New York Times prize-winning columnist Tom Friedman just wrote a piece in which he lamented the decline of American pluralism.* It’s a familiar refrain. To his credit, however, Friedman does something somewhat more novel. He singles out as a model of principled pluralism the American military. The American military, he writes, “is our last great carrier of pluralism at a time when more and more civilian politicians are opting for cheap tribalism.”

“Leadership matters,” Friedman adds, noting that good leadership in the military explains why “the ethic of pluralism and teamwork shown by many of our men and women in uniform reduces the tribal divisions within the armed forces.” Which raises this question: what accounts for so many good leaders among members of the military and so many bad leaders among our elected officials?

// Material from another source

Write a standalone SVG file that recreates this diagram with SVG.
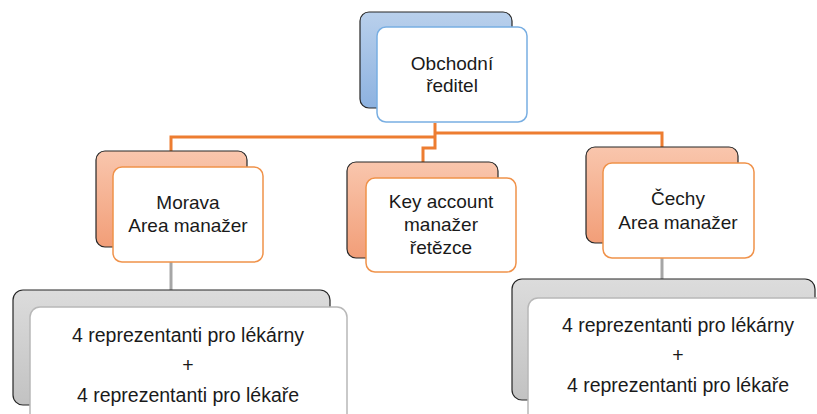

It happens this is precisely this question I addressed in my 2018 book, Professionalizing Leadership. Anyone interested in my argument can read the book. Here I will simply say that what I wrote then applies now:

Learning to lead in the American military is unlike learning to lead anywhere else in America. Learning to lead in the American military is better. Learning to lead in the American military is harder, broader, deeper, and richer. And it is longer. In the American military learning to lead lasts a lifetime.  

Why other American institutions – including institutions of higher education – continue to refuse to take a page out of the military’s playbook, specifically as it pertains to leadership, remains a mystery to me. And a tragedy. It’s a crying shame that among civilians learning how to lead remains largely in the hands of amateurs while professionals, members of the U. S. military, are so close at hand.